Ces salons eux-mêmes, prétendument conçus pour éclairer les familles, deviennent des vitrines biaisées où les écoles lucratives sont surreprésentées. Ils sont devenus un véritable maquis d’où les familles ressortent désorientées, ce qui est un comble.
Discours trompeurs

Il est d’autant plus difficile de s’y retrouver que les établissements privés développent un discours transformant leurs vices en vertus. L’absence d’un corps professoral permanent, remplacé par des intervenants qui font quelques tours et puis s’en vont, est ainsi valorisée comme une marque de professionnalisation, masquant en réalité une incapacité à recruter et maintenir des enseignants qualifiés.

Plus généralement, les écoles privées s’approprient le discours dominant sur « l’employabilité » (relayé par les pouvoirs publics) en proposant des formations en alternance rendues « gratuites » grâce aux aides publiques. (...)

De la même façon, l’argument du recrutement « hors Parcoursup » masque leur incapacité à répondre aux critères de la plate-forme d’accès à l’enseignement supérieur, tout en jouant sur les peurs et imaginaires des étudiants. Mais aujourd’hui ces établissements créent des alternatives telles que ParcoursPrivé, revendiquant un rôle d’anti-Parcoursup, tout en mimant son modèle.

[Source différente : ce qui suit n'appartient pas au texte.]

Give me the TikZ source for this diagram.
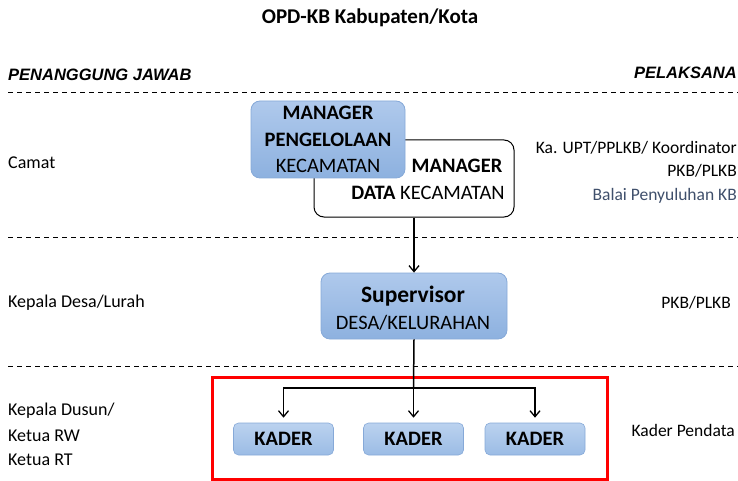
\documentclass[tikz,border=0pt]{standalone}
\usepackage{fontspec}
\setmainfont{Carlito}
\newfontfamily\hdrfont{Liberation Sans}
\usetikzlibrary{arrows.meta}
\definecolor{bfill1}{HTML}{AFC9EC}
\definecolor{bfill2}{HTML}{8DB1DF}
\definecolor{bdraw}{HTML}{86A9D8}
\definecolor{kfill1}{HTML}{BBD2EF}
\definecolor{kfill2}{HTML}{9BBCE5}
\definecolor{balai}{HTML}{3F4F6B}
\begin{document}
\begin{tikzpicture}[x=1pt,y=-1pt,
  bluebox/.style={draw=bdraw,line width=0.8pt,rounded corners=9pt,top color=bfill1,bottom color=bfill2,inner sep=0pt},
  kaderbox/.style={draw=bdraw,line width=0.6pt,rounded corners=5pt,top color=kfill1,bottom color=kfill2,inner sep=0pt,minimum width=100pt,minimum height=32pt,font=\fontsize{20.5}{20.5}\selectfont\bfseries},
  whitebox/.style={draw=black,line width=1pt,rounded corners=10pt,fill=white,inner sep=0pt},
  boxtxt/.style={inner sep=0pt,anchor=base,font=\fontsize{20.5}{20.5}\selectfont},
  side/.style={inner sep=0pt,font=\fontsize{18}{18}\selectfont},
  rside/.style={inner sep=0pt,font=\fontsize{17.5}{17.5}\selectfont},
  hdr/.style={inner sep=0pt,font=\hdrfont\fontsize{16.5}{16.5}\selectfont\bfseries\itshape},
  sep/.style={dashed,dash pattern=on 5pt off 4pt,line width=0.9pt},
  arr/.style={line width=1.5pt,-{Straight Barb[length=6pt,width=10pt,line width=1.3pt]}}
]
\useasboundingbox (0,0) rectangle (738,481);
% title
\node[inner sep=0pt,font=\fontsize{21}{21}\selectfont\bfseries] (title) at (370,18) {OPD-KB Kabupaten/Kota};
% headers
\node[hdr,anchor=west] (pj) at (8,75) {PENANGGUNG JAWAB};
\node[hdr,anchor=east] (pl) at (737,73) {PELAKSANA};
% separators
\draw[sep] (8,92) -- (738,92);
\draw[sep] (8,237) -- (738,237);
\draw[sep] (8,366) -- (738,366);
% red frame
\draw[red,line width=3pt] (212,377) rectangle (607,479);
% manager data box
\node[whitebox,minimum width=200pt,minimum height=77pt] (data) at (414,178.5) {};
\node[boxtxt] (dt1) at (457,173) {\bfseries MANAGER};
\node[boxtxt] (dt2) at (428,200) {\textbf{DATA} KECAMATAN};
% manager pengelolaan box
\node[bluebox,minimum width=154pt,minimum height=77pt] (mp) at (328,139.5) {};
\node[boxtxt] (mp1) at (328,119.5) {\bfseries MANAGER};
\node[boxtxt] (mp2) at (328,146.5) {\bfseries PENGELOLAAN};
\node[boxtxt] (mp3) at (328,173) {KECAMATAN};
% supervisor
\node[bluebox,minimum width=186pt,minimum height=66pt] (sup) at (414,306) {};
\node[boxtxt,font=\fontsize{23.5}{23.5}\selectfont\bfseries] (sp1) at (413,302.5) {Supervisor};
\node[boxtxt] (sp2) at (413,329) {DESA/KELURAHAN};
% kaders
\node[kaderbox] (k1) at (283.5,439) {KADER};
\node[kaderbox] (k2) at (413.5,439) {KADER};
\node[kaderbox] (k3) at (535,439) {KADER};
% connectors
\draw[arr] (data.south) -- (sup.north);
\coordinate (split) at (413.5,388);
\draw[line width=1.5pt] (sup.south) -- (split);
\draw[arr,shorten >=5pt] (split) -- (k2.north);
\draw[arr,shorten >=5pt] (split) -| (k1.north);
\draw[arr,shorten >=5pt] (split) -| (k3.north);
% left labels
\node[side,anchor=west] (l1) at (8,163) {Camat};
\node[side,anchor=west] (l2) at (8,303) {Kepala Desa/Lurah};
\node[side,anchor=west] (l3) at (8,411) {Kepala Dusun/};
\node[side,anchor=west] (l4) at (8,436) {Ketua RW};
\node[side,anchor=west] (l5) at (8,460) {Ketua RT};
% right labels
\node[rside,anchor=east] (r1) at (737,148) {Ka. UPT/PPLKB/ Koordinator};
\node[rside,anchor=east] (r2) at (737,171) {PKB/PLKB};
\node[rside,anchor=east,text=balai] (r3) at (737,196) {Balai Penyuluhan KB};
\node[rside,anchor=east] (r4) at (731,303) {PKB/PLKB};
\node[rside,anchor=east] (r5) at (735,430) {Kader Pendata};
\end{tikzpicture}
\end{document}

Dépendance aux subventions publiques (...)

Ces écoles, qui derrière des noms rutilants sont souvent des Centres de Formation d’Apprentis (CFA), ne pourraient survivre sans ces aides publiques, qu’elles défendent naturellement avec une ardeur révélatrice. La « réussite » actuelle de la politique d’apprentissage ne dépend que des financements à guichet ouvert, alimentant des profits privés, à l’heure où les universités sont, elles, assoiffées (d’aucuns diront volontairement ?). (...)

en parallèle, les universités publiques, en sous-financement chronique, envisagent de fermer des formations et des campus. Cette asphyxie budgétaire accélère la privatisation du supérieur et place l’État dans une position intenable de grand financier du privé et de grand désengagé du public.

La privatisation de l’enseignement supérieur pose de graves questions de démocratie, de contrôle et de qualité. Par son financement aveugle et sa passivité réglementaire, l’État soutient sur fonds publics un système qui finance des profits privés.

À l’heure où les universités luttent pour leur survie, il est urgent que l’État reprenne la main : en régulant fermement, en surveillant les pratiques abusives et en soutenant et valorisant ses établissements publics, où la qualité de la formation et de la recherche est assurée.

L’État doit défendre ses propres établissements, réguler le secteur privé bien au-delà de la simple apposition d’un label, et ne pas faire reposer sur des familles endettées, déçues et désemparées, la responsabilité de choisir l’incertain.